# [Information provided]

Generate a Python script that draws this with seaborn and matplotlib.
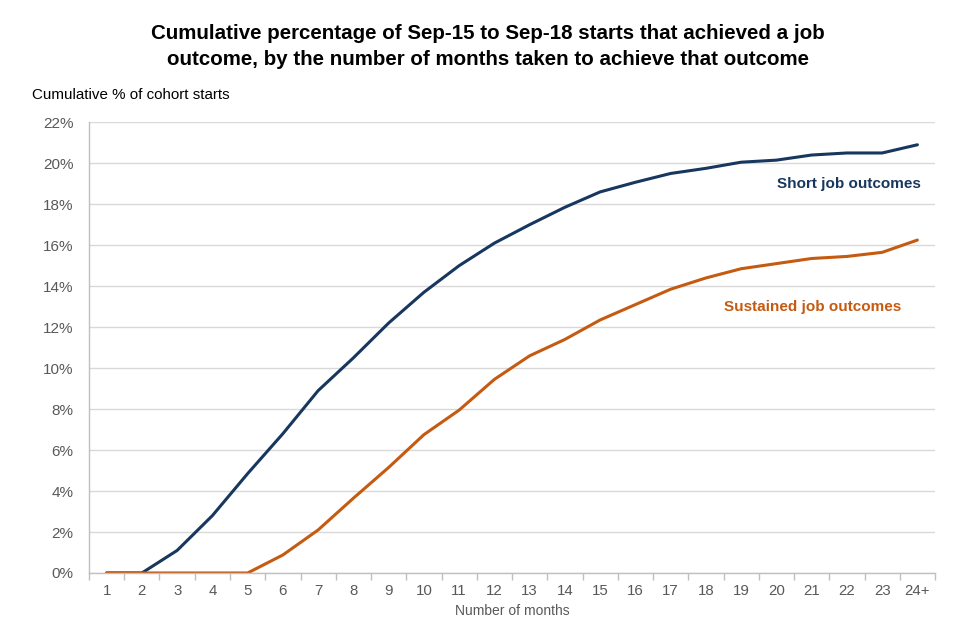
import matplotlib
matplotlib.use("Agg")
import matplotlib.pyplot as plt
import seaborn as sns
import pandas as pd
import numpy as np

months = [str(i) for i in range(1, 24)] + ["24+"]
short_jobs = [0, 0, 1.1, 2.8, 4.85, 6.8, 8.9, 10.5, 12.2, 13.7, 15.0, 16.1, 17.0, 17.85,
              18.6, 19.07, 19.5, 19.75, 20.05, 20.15, 20.4, 20.5, 20.5, 20.9]
sustained_jobs = [0, 0, 0, 0, 0, 0.88, 2.1, 3.65, 5.15, 6.75, 7.95, 9.45, 10.6, 11.4,
                  12.35, 13.1, 13.85, 14.4, 14.85, 15.1, 15.35, 15.45, 15.65, 16.25]
y_ticks = list(range(0, 23, 2))

sns.set_theme(style="white")
plt.rcParams['font.family'] = ['Liberation Sans', 'DejaVu Sans']

BLUE = "#17375E"
ORANGE = "#C55A11"
GREY = "#595959"

df = pd.DataFrame({
    "month": months * 2,
    "pos": list(range(len(months))) * 2,
    "value": short_jobs + sustained_jobs,
    "series": ["Short job outcomes"] * len(months) + ["Sustained job outcomes"] * len(months),
})

fig = plt.figure(figsize=(9.6, 6.4), dpi=100)
ax = fig.add_axes([0.0927, 0.1047, 0.974 - 0.0927, 0.809 - 0.1047])

sns.lineplot(data=df, x="pos", y="value", hue="series",
             palette={"Short job outcomes": BLUE, "Sustained job outcomes": ORANGE},
             linewidth=2.2, legend=False, ax=ax)

ax.set_xlim(-0.5, len(months) - 0.5)
ax.set_ylim(0, 22)
ax.set_yticks(y_ticks)
ax.set_yticklabels([f"{t}%" for t in y_ticks])
ax.set_xticks(range(len(months)))
ax.set_xticklabels(months)
ax.set_xticks(np.arange(-0.5, len(months), 1.0), minor=True)
ax.tick_params(axis="x", which="major", length=0, pad=8, labelsize=10.8, labelcolor=GREY)
ax.tick_params(axis="x", which="minor", length=5, color="#BFBFBF", width=1, bottom=True)
ax.tick_params(axis="y", which="major", length=0, pad=11, labelsize=11, labelcolor=GREY)

ax.grid(axis="y", color="#D9D9D9", linewidth=1)
ax.set_axisbelow(True)
for s in ["top", "right"]:
    ax.spines[s].set_visible(False)
for s in ["left", "bottom"]:
    ax.spines[s].set_color("#BFBFBF")
    ax.spines[s].set_linewidth(1)

ax.set_xlabel("Number of months", fontsize=10, color=GREY, labelpad=4)
ax.set_ylabel("")

fig.text(0.033, 0.851, "Cumulative % of cohort starts", fontsize=10.9, color="#000000",
         ha="left", va="center")
fig.text(0.508, 0.927, "Cumulative percentage of Sep-15 to Sep-18 starts that achieved a job\n"
         "outcome, by the number of months taken to achieve that outcome",
         fontsize=14.8, fontweight="bold", color="#000000", ha="center", va="center",
         linespacing=1.45)

ax.text(23.1, 18.98, "Short job outcomes", color=BLUE, fontsize=11, fontweight="bold",
        ha="right", va="center")
ax.text(22.55, 12.98, "Sustained job outcomes", color=ORANGE, fontsize=11, fontweight="bold",
        ha="right", va="center")

fig.savefig("out.png", dpi=100)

# [What to work on]
Set down again, exactly, the lines of the material above from its first line to the one with "import numpy as np", inclusive. Leave the pictures out.

# [Full solution]
Generate a Python script that draws this with seaborn and matplotlib.
import matplotlib
matplotlib.use("Agg")
import matplotlib.pyplot as plt
import seaborn as sns
import pandas as pd
import numpy as np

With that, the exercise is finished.